Jody Rudin, a former deputy city commissioner of homeless services who is now C.E.O. of the Institute for Community Living, applauded the mayor for “leaning into and talking about this issue.”
“There seems to be an appreciation for the need for trauma-informed and community-based services, not just lip service, and to some extent he’s putting his money where his mouth is,” she said.
But Ms. Rudin said that most of the people in greatest need of help are already well known to clinicians who do street outreach. And she said that she was concerned that those people would be consulted by neither police officers, emergency services workers, or hospital personnel who the mayor said would staff a new hotline, in deciding whether to bring someone to a hospital against their will.
“If it’s done in a coordinated way, it could be really helpful to people’s ability to live healthy and fulfilling lives,” she said. “If it’s done in a messy and uncoordinated way, we have real concerns.”
Jumaane Williams, the city’s public advocate, and other left-leaning elected officials, have raised concerns about police officers evaluating people on the streets, and the lack of details over what care people will receive once they are removed.
“That’s a major red flag right there,” Mr. Williams said.

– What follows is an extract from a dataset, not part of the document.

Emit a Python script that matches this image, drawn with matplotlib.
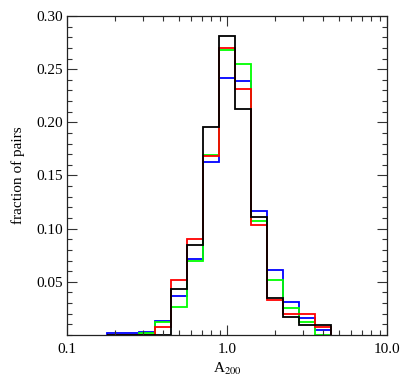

Mr. Williams said that, while he was glad that Mr. Adams was committed to helping people with severe mental illness, he was worried that Black men would be disproportionately affected by the new policy and that people would be turned away from overburdened hospitals. He said that the city should focus on funding less intrusive programs like homeless drop in centers, where people can get a hot meal and a shower, and mental health urgent care centers.
“You have to put the funding into the programs that are needed so you don’t have to do this,” he said.
Ron Kim, a left-leaning state assemblyman from Queens, said he was supportive of the plan because he believes that Mr. Adams wants to rebuild government to help the public.
“He’s saying the buck stops here — he’s saying we’re going to activate city workers to intervene,” Mr. Kim said.
Mr. Kim said he was moved by a recent dinner with the father of Michelle Go, who was killed in January when she was shoved in front of a subway train by a homeless and mentally ill man.
“I was shocked to hear that from the pain he’s been going through, he wasn’t focused on punishing the attacker,” Mr. Kim said. “He was really furious about how we didn’t see the signs, and we failed to intervene.”